I could go on for hours about this but V almost plays itself. In any Civ prior to V you'll get your shit stomped in if you spend too much time dicking around but in V you really have to go out of your way to lose.
>The entire game is fricked beyond belief without heavy modding
I don't think 3 is a work of art or anything but that's a bit of an exaggeration, it's quite playable in vanilla
I played like 40 hours of Civ 5 years ago and never got into it.
Bought the entire Civ6 bundle and found it a whole lot easier to get into. It's a great game, even if I have no love for the Disney style character art.
>paying for games
6 is like 5 if it had mechanics. It's the best hex civ by far.

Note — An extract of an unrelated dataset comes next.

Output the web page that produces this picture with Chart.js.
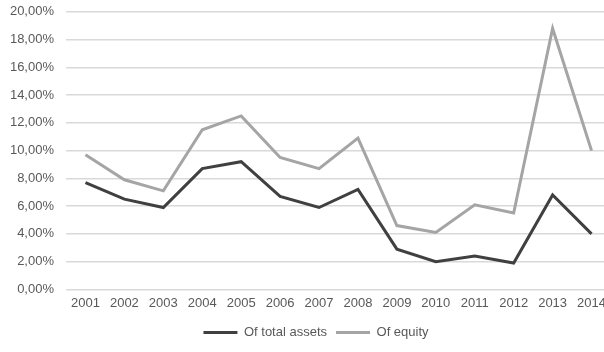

If it had too much bloat, you mean
The mechanics that 6 had don't improve the game at all, in fact they slow it down for no good reason. The game also looks worse, has no good mods and its not gonna get better any time soon.
Personally V is probably the best.
Good joke
4cel cope
On this same topic, should I get the whole platinum bundle with both expansion DLCs if I'm just curious about Civ 6 or is the base game enough? Sure I'm being a cheapass but 6 bucks is still better than 15, especially given how it's impossible to stop playing Civ before 2 hours in order to get a refund.

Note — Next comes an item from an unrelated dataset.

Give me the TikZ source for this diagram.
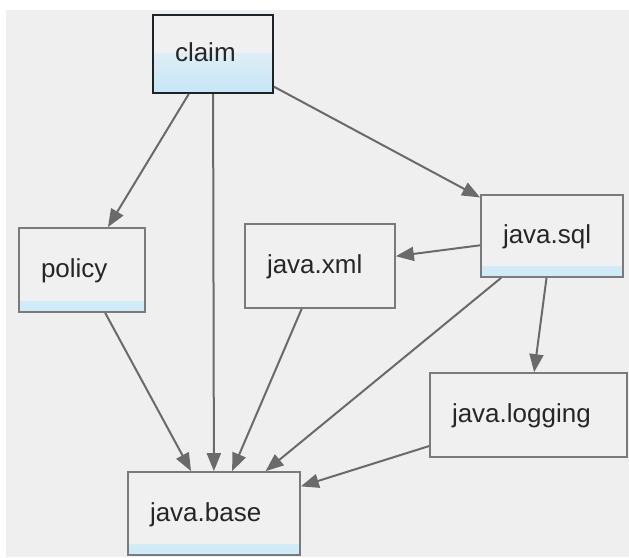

Or maybe I should just pirate it.
You want all of the DLC, the game is almost barebones without it
Probably not, Civ VI is known for having bloated mechanics.
Don’t bother with the expansions. All of the features that are unique to it are awful.
the one with best tutorial
Its centered around districts but I never liked them. For a newcomer they are guesswork until you realize by midgame you that science districts are obligatory and you pick one of the rest according to the victory type you will shoot for. Once done you're stuck with them, no refunds, and cities are so hard to grow their income comes from the districts already there, so the only way to increase income is with newer cities but settlers become a pain to build as their cost rises.
I recommend civs 3 or 4. 3 doesn't punish you but makes new cities useless due to corruption which gets annoying. civ4 overall is the best in balancing building up your current cities against expanding. The only donwnside is it does punish you when you get around 10 cities with maintenance costs and it can be a newbie trap especially if you land a poor map
I prefer 5. 6 is okay but 4 is a little eh because of doomstacks. I like that religion is actually a victory type in 6 and districts are kind of fun when you get to know them, but actual gameplay wise 5 is just more polished. Civ 6 doesn't even have a functioning trade route menu. In 5, you click it, you can see all available routes, all current routes, and reorder them as you please. If you settle hundreds of cities it might crash, but that's okay. Civ 6 though, they just give you a completely unordered excel column that you have to scroll through all the way if you want to find anything. That's just one little nitpick, but it's just the tip of the iceberg really. They unlearned a ton of shit from civ5. I hope civ 7 manages to combine the two into a better game overall but let's not get false hope
>Civ VI
>good
No
>for first time
Frick no
If you never played Civ, then 2 is where you should be learning the ropes. If you master Civ 2 loop, you will do great in all 4X. If you start with any other, you will be good in that specific Civ and not much else.
That's a pretty good deal. I went and checked if CIV 5 was also on sale, because i remember getting everything for like 5-10 bucks and it was def worth it. If you've never played Civ before, I'd say just get it. You'll get a ton of hours out of it and if somehow you get tired of it before civ 7 arrives you can always grab 5 and 4 on sale at some point in the future too.